Exercise brief. Only the lines from the start of the data to the line containing "Othering von \&", both included, should be output, exactly and without pictures.

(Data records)
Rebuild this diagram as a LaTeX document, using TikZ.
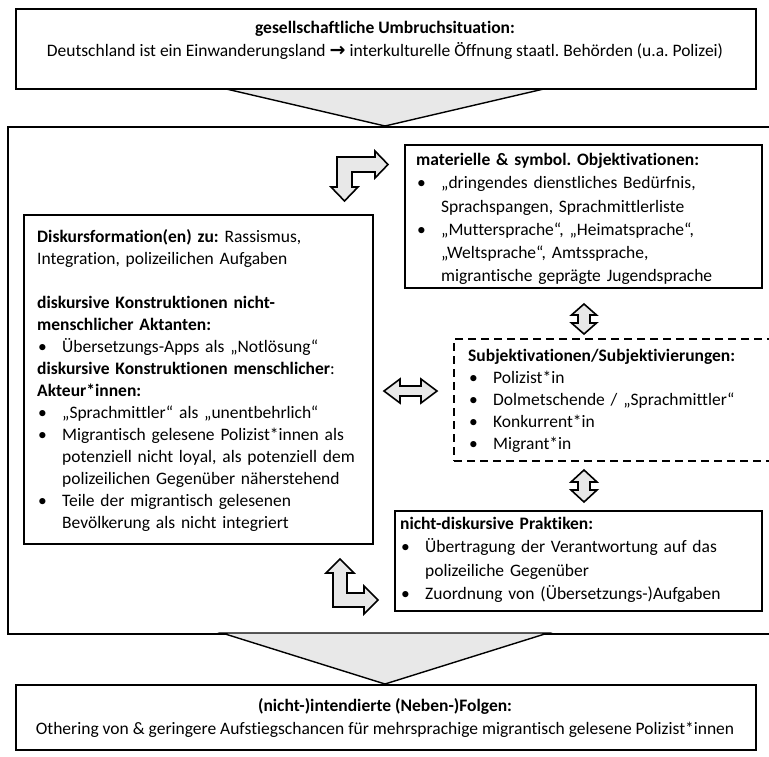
\documentclass[tikz,border=0pt]{standalone}
\usepackage{fontspec}
\setmainfont[Ligatures={NoCommon}]{Carlito}
\newfontfamily\dejavu{DejaVu Sans}
\frenchspacing
\newcommand\bitem[1]{\par\hangindent=25pt\hangafter=1\noindent\makebox[25pt][l]{\hspace{1pt}\textbullet}#1\par}
\newcommand\nl{\hfil\break}
\definecolor{lightfill}{HTML}{E8E8E8}
\tikzset{
  box/.style={draw=black, line width=1.6pt, fill=white, inner sep=0pt, anchor=north west},
  dbox/.style={box, dash pattern=on 8pt off 5pt, line width=2.2pt},
  txt/.style={anchor=north west, inner sep=0pt, align=left, text width=#1,
    font=\fontsize{17.5}{22}\selectfont\frenchspacing},
  ctxt/.style={anchor=north, inner sep=0pt, align=center,
    font=\fontsize{17.5}{23}\selectfont\frenchspacing},
  blockarrow/.style={draw=black, line width=1.6pt, fill=lightfill, line join=miter},
  tri/.style={draw=black, line width=1.4pt, fill=lightfill, line join=miter}
}
\begin{document}
\begin{tikzpicture}[x=1pt,y=-1pt]
\useasboundingbox (0,0) rectangle (769,756);
\clip (0,0) rectangle (769,756);
\fill[white] (0,0) rectangle (769,756);

% big middle box
\node[box, minimum width=800pt, minimum height=507pt] (mid) at (7,126) {};

% connector triangles
\coordinate (t1a) at (222,88);
\coordinate (t1b) at (548,88);
\coordinate (t1c) at (385,126);
\coordinate (t2a) at (222,633);
\coordinate (t2b) at (548,633);
\coordinate (t2c) at (385,684);
\draw[tri] (t1a) -- (t1c) -- (t1b) -- cycle;
\draw[tri] (t2a) -- (t2c) -- (t2b) -- cycle;

% top and bottom boxes
\node[box, minimum width=740pt, minimum height=80pt] (top) at (15,8) {};
\node[ctxt] (toptext) at (385,21) {\textbf{gesellschaftliche Umbruchsituation:}\\
Deutschland ist ein Einwanderungsland {\dejavu\bfseries\fontsize{19}{19}\selectfont →} interkulturelle Öffnung staatl. Behörden (u.a. Polizei)};

\node[box, minimum width=740pt, minimum height=65pt] (bot) at (15,684) {};
\node[ctxt] (bottext) at (385,698) {\textbf{(nicht-)intendierte (Neben-)Folgen:}\\
Othering von \& geringere Aufstiegschancen für mehrsprachige migrantisch gelesene Polizist*innen};

% left box
\node[box, minimum width=349pt, minimum height=329pt] (left) at (23,214) {};
\node[txt=340pt] (lefttext) at (37,229) {%
\textbf{Diskursformation(en) zu:} Rassismus,\nl
Integration, polizeilichen Aufgaben\par
\vspace{22pt}
\textbf{diskursive Konstruktionen nicht-}\nl
\textbf{menschlicher Aktanten:}
\bitem{Übersetzungs-Apps als „Notlösung“}
\textbf{diskursive Konstruktionen menschlicher}:\nl
\textbf{Akteur*innen:}
\bitem{„Sprachmittler“ als „unentbehrlich“}
\bitem{Migrantisch gelesene Polizist*innen als\nl potenziell nicht loyal, als potenziell dem\nl polizeilichen Gegenüber näherstehend}
\bitem{Teile der migrantisch gelesenen\nl Bevölkerung als nicht integriert}};

% materielle box
\node[box, minimum width=357pt, minimum height=143pt] (mat) at (404,144) {};
\node[txt=340pt, font=\fontsize{17.5}{23.3}\selectfont] (mattext) at (416,153) {%
\textbf{materielle \& symbol. Objektivationen:}
\bitem{„dringendes dienstliches Bedürfnis,\nl Sprachspangen, Sprachmittlerliste}
\bitem{„Muttersprache“, „Heimatsprache“,\nl „Weltsprache“, Amtssprache,\nl migrantische geprägte Jugendsprache}};

% dashed box
\node[dbox, minimum width=340pt, minimum height=122pt] (subj) at (453,338) {};
\node[txt=300pt] (subjtext) at (468,349) {%
\textbf{Subjektivationen/Subjektivierungen:}
\bitem{Polizist*in}
\bitem{Dolmetschende / „Sprachmittler“}
\bitem{Konkurrent*in}
\bitem{Migrant*in}};

% nicht-diskursive box
\node[box, minimum width=367pt, minimum height=100pt] (prak) at (394,510) {};
\node[txt=350pt, font=\fontsize{17.5}{23.3}\selectfont] (praktext) at (400,517) {%
\textbf{nicht-diskursive Praktiken:}
\bitem{Übertragung der Verantwortung auf das\nl polizeiliche Gegenüber}
\bitem{Zuordnung von (Übersetzungs-)Aufgaben}};

% vertical double arrows
\draw[blockarrow, shift={(584,319)}]
  (0,-15) -- (12.5,-4) -- (6,-4) -- (6,4) -- (12.5,4) -- (0,15)
  -- (-12.5,4) -- (-6,4) -- (-6,-4) -- (-12.5,-4) -- cycle;
\draw[blockarrow, shift={(584,486)}]
  (0,-16) -- (13,-4) -- (6,-4) -- (6,4) -- (13,4) -- (0,16)
  -- (-13,4) -- (-6,4) -- (-6,-4) -- (-13,-4) -- cycle;

% horizontal double arrow
\draw[blockarrow, shift={(410.5,391)}]
  (-26.5,0) -- (-10.5,-12) -- (-10.5,-5) -- (10.5,-5) -- (10.5,-12) -- (26.5,0)
  -- (10.5,12) -- (10.5,5) -- (-10.5,5) -- (-10.5,12) -- cycle;

% top L-arrow (down and right)
\draw[blockarrow]
  (337,157) -- (375,157) -- (375,151) -- (388,164.5) -- (375,178) -- (375,172)
  -- (352,172) -- (352,187) -- (358,187) -- (344.5,201) -- (331,187) -- (337,187) -- cycle;

% bottom L-arrow (up and right)
\draw[blockarrow]
  (340,559) -- (354,573) -- (347,573) -- (347,593) -- (364,593) -- (364,586)
  -- (378,600) -- (364,614) -- (364,607) -- (333,607) -- (333,573) -- (326,573) -- cycle;
\end{tikzpicture}
\end{document}
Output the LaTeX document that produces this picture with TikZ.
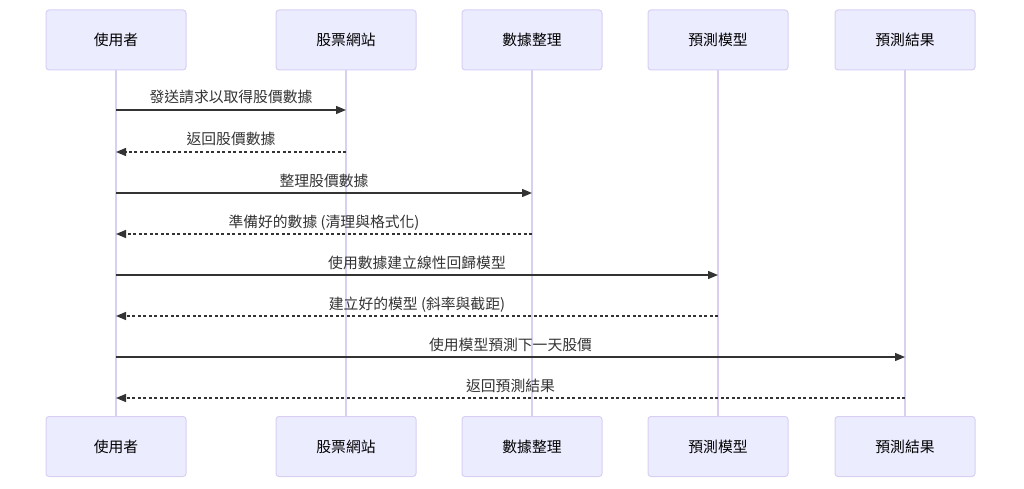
\documentclass[tikz,border=0pt]{standalone}
\usepackage{fontspec}
\setmainfont{Noto Sans CJK TC}
\usetikzlibrary{arrows.meta}
\definecolor{actfill}{HTML}{ECECFF}
\definecolor{actline}{HTML}{D8CFF3}
\definecolor{msgline}{HTML}{333333}
\tikzset{
  actor/.style={draw=actline, fill=actfill, line width=1pt, rounded corners=3pt,
    minimum width=140pt, minimum height=60pt, inner sep=0pt, font=\fontsize{14.8}{17}\selectfont, text=black},
  life/.style={draw=actline, line width=1.2pt},
  msg/.style={draw=msgline, line width=1.3pt, -{Triangle[length=10pt,width=8pt]}},
  reply/.style={msg, dash pattern=on 3pt off 2.5pt},
  lbl/.style={font=\fontsize{14.8}{17}\selectfont, text=msgline, inner sep=0pt, anchor=base, yshift=7pt}
}
\begin{document}
\begin{tikzpicture}[x=1pt,y=-1pt]
\useasboundingbox (0,0) rectangle (1024,489);
% lifeline ends
\foreach \n/\x in {a/116,b/346,c/532,d/718,e/905}{
  \coordinate (\n T) at (\x,70);
  \coordinate (\n B) at (\x,416);
}
\foreach \n in {a,b,c,d,e}{ \draw[life] (\n T) -- (\n B); }
% actors
\node[actor] (a1) at (116,40) {使用者};
\node[actor] (b1) at (346,40) {股票網站};
\node[actor] (c1) at (532,40) {數據整理};
\node[actor] (d1) at (718,40) {預測模型};
\node[actor] (e1) at (905,40) {預測結果};
\node[actor] (a2) at (116,446.5) {使用者};
\node[actor] (b2) at (346,446.5) {股票網站};
\node[actor] (c2) at (532,446.5) {數據整理};
\node[actor] (d2) at (718,446.5) {預測模型};
\node[actor] (e2) at (905,446.5) {預測結果};
% message endpoints
\foreach \i/\y in {1/110,2/152,3/193,4/234,5/275,6/316,7/357,8/398}{
  \foreach \n/\x in {a/116,b/346,c/532,d/718,e/905}{
    \coordinate (m\n\i) at (\x,\y);
  }
}
\draw[msg] (ma1) -- (mb1) node[lbl, pos=0.5] {發送請求以取得股價數據};
\draw[reply] (mb2) -- (ma2) node[lbl, pos=0.5] {返回股價數據};
\draw[msg] (ma3) -- (mc3) node[lbl, pos=0.5] {整理股價數據};
\draw[reply] (mc4) -- (ma4) node[lbl, pos=0.5] {準備好的數據 (清理與格式化)};
\draw[msg] (ma5) -- (md5) node[lbl, pos=0.5] {使用數據建立線性回歸模型};
\draw[reply] (md6) -- (ma6) node[lbl, pos=0.5] {建立好的模型 (斜率與截距)};
\draw[msg] (ma7) -- (me7) node[lbl, pos=0.5] {使用模型預測下一天股價};
\draw[reply] (me8) -- (ma8) node[lbl, pos=0.5] {返回預測結果};
\end{tikzpicture}
\end{document}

Answer to this exercise.
Rebuild this diagram as a LaTeX document, using TikZ.
\documentclass[tikz,border=0pt]{standalone}
\usepackage{fontspec}
\setmainfont[Ligatures={NoCommon}]{Carlito}
\newfontfamily\dejavu{DejaVu Sans}
\frenchspacing
\newcommand\bitem[1]{\par\hangindent=25pt\hangafter=1\noindent\makebox[25pt][l]{\hspace{1pt}\textbullet}#1\par}
\newcommand\nl{\hfil\break}
\definecolor{lightfill}{HTML}{E8E8E8}
\tikzset{
  box/.style={draw=black, line width=1.6pt, fill=white, inner sep=0pt, anchor=north west},
  dbox/.style={box, dash pattern=on 8pt off 5pt, line width=2.2pt},
  txt/.style={anchor=north west, inner sep=0pt, align=left, text width=#1,
    font=\fontsize{17.5}{22}\selectfont\frenchspacing},
  ctxt/.style={anchor=north, inner sep=0pt, align=center,
    font=\fontsize{17.5}{23}\selectfont\frenchspacing},
  blockarrow/.style={draw=black, line width=1.6pt, fill=lightfill, line join=miter},
  tri/.style={draw=black, line width=1.4pt, fill=lightfill, line join=miter}
}
\begin{document}
\begin{tikzpicture}[x=1pt,y=-1pt]
\useasboundingbox (0,0) rectangle (769,756);
\clip (0,0) rectangle (769,756);
\fill[white] (0,0) rectangle (769,756);

% big middle box
\node[box, minimum width=800pt, minimum height=507pt] (mid) at (7,126) {};

% connector triangles
\coordinate (t1a) at (222,88);
\coordinate (t1b) at (548,88);
\coordinate (t1c) at (385,126);
\coordinate (t2a) at (222,633);
\coordinate (t2b) at (548,633);
\coordinate (t2c) at (385,684);
\draw[tri] (t1a) -- (t1c) -- (t1b) -- cycle;
\draw[tri] (t2a) -- (t2c) -- (t2b) -- cycle;

% top and bottom boxes
\node[box, minimum width=740pt, minimum height=80pt] (top) at (15,8) {};
\node[ctxt] (toptext) at (385,21) {\textbf{gesellschaftliche Umbruchsituation:}\\
Deutschland ist ein Einwanderungsland {\dejavu\bfseries\fontsize{19}{19}\selectfont →} interkulturelle Öffnung staatl. Behörden (u.a. Polizei)};

\node[box, minimum width=740pt, minimum height=65pt] (bot) at (15,684) {};
\node[ctxt] (bottext) at (385,698) {\textbf{(nicht-)intendierte (Neben-)Folgen:}\\
Othering von \& geringere Aufstiegschancen für mehrsprachige migrantisch gelesene Polizist*innen};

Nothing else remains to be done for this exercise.